Et de poursuivre : « Ces récents événements s’inscrivent dans une dynamique plus large et préoccupante de suspicion généralisée à l’égard des musulmans en France. Quand ils se trouvent marginalisés, pour des raisons diverses, ils sont accusés de « communautarisme » ou de « séparatisme ». Lorsqu’ils réussissent, ils font l’objet de soupçons d’’entrisme’. Nous ne sous-estimons pas des formes de déviance qui peuvent exister chez certains individus ou institutions de la composante musulmane de notre pays. Celles-ci nécessitent des mesures fermes et efficaces pour les endiguer. Mais ces termes flous et ambigus sont souvent instrumentalisés pour discréditer l’ensemble de la communauté musulmane. Le CFCM alerte sur les dangers de cette stigmatisation croissante, encouragée par certains médias et figures influentes proches de l’extrême droite. Cette approche, loin de renforcer la cohésion nationale, alimente la défiance et risque de nourrir les extrêmes de tous bords ».

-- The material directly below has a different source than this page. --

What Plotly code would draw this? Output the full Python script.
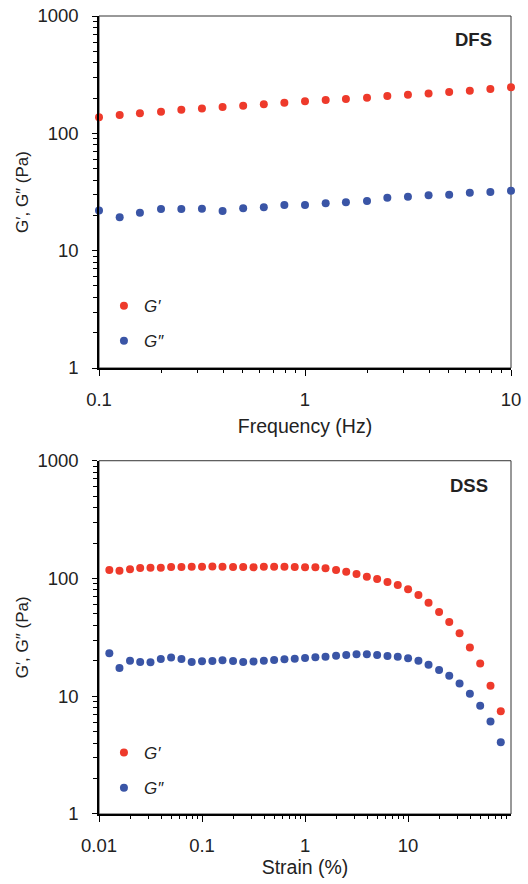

- La place des musulmans remise en cause
Le groupe scolaire Al Kindi, ouvert en 2007, accueille aujourd’hui 617 élèves, du CP à la Terminale, et demeure un établissement d’excellence, montré en exemple à divers égards avec un taux de réussite de 100% aux épreuves du baccalauréat entre 2020 et 2022.
La Fédération nationale de l’enseignement privé musulman (FNEM) souligne de fait que « les écoles musulmanes respectent scrupuleusement les lois de la République, les programmes nationaux et les valeurs qui en découlent », dans un communiqué de presse transmis à Anadolu par son président Makhlouf Mameche.
Dans son écrit, ce dernier « lance un appel aux autorités compétentes à revoir leur position et à mettre fin à ces pratiques discriminatoires qui empêchent le développement légitime et naturel de l’enseignement privé musulman ».
Il considère que la décision prise par la préfecture du Rhône, de résilier les contrats d’Al Kindi « témoigne de sa volonté affichée de réduire le champ d’action de l’enseignement privé musulman ».
Mais d’un point de vue plus global, la mesure qui touche aujourd’hui le groupe scolaire conduit les musulmans à s’interroger sur la manière dont ils sont considérés par l’autorité administrative.
Samia*, dont le fils est scolarisé au collège musulman Avicenne de Nice (visé par un arrêté préfectoral de fermeture annulé par la justice), ne comprend pas « l’acharnement des pouvoir publics sur les écoles musulmanes ».
Elle explique « ressentir un sentiment de déclassement » qui la pousse à se poser « la question de la place des enfants musulmans et de leurs familles dans la société ».
« Le message qui nous est envoyé ici c’est quoi ? Clairement on nous dit qu’on ne nous considère pas comme les autres et qu’on ne peut pas bénéficier du même droit à scolariser nos enfants dans des établissements confessionnels » grince la quarantenaire.
Et ce sentiment est partagé par l’avocat du collège Avicenne, et du groupe scolaire Al Kindi, Maître Sefen Guez Guez.
Dans un entretien à Anadolu, ce dernier considère que les droits des musulmans sont entravés.
« Evidemment lorsque vous reliez les points entre Averroès qui a perdu son contrat d’association, Avicenne qui a été menacé de fermeture, heureusement rattrapée par la justice, et aujourd’hui Al kindi qui est le dernier lycée musulman sous contrat en France, vous avez le sentiment qu’il y a une volonté de démantèlement de l’enseignement privé musulman sous contrat, et que le message qui est fait passer ici c’est que clairement la France considère que sa composante musulmane n’a pas à bénéficier des mêmes droits que les autres ».
Pour l’heure, Al Kindi a saisi la justice pour tenter d’obtenir le maintien de ses contrats d’association avec l’Etat, et propose diverses mesures correctrices qui permettraient de fournir les garanties nécessaires.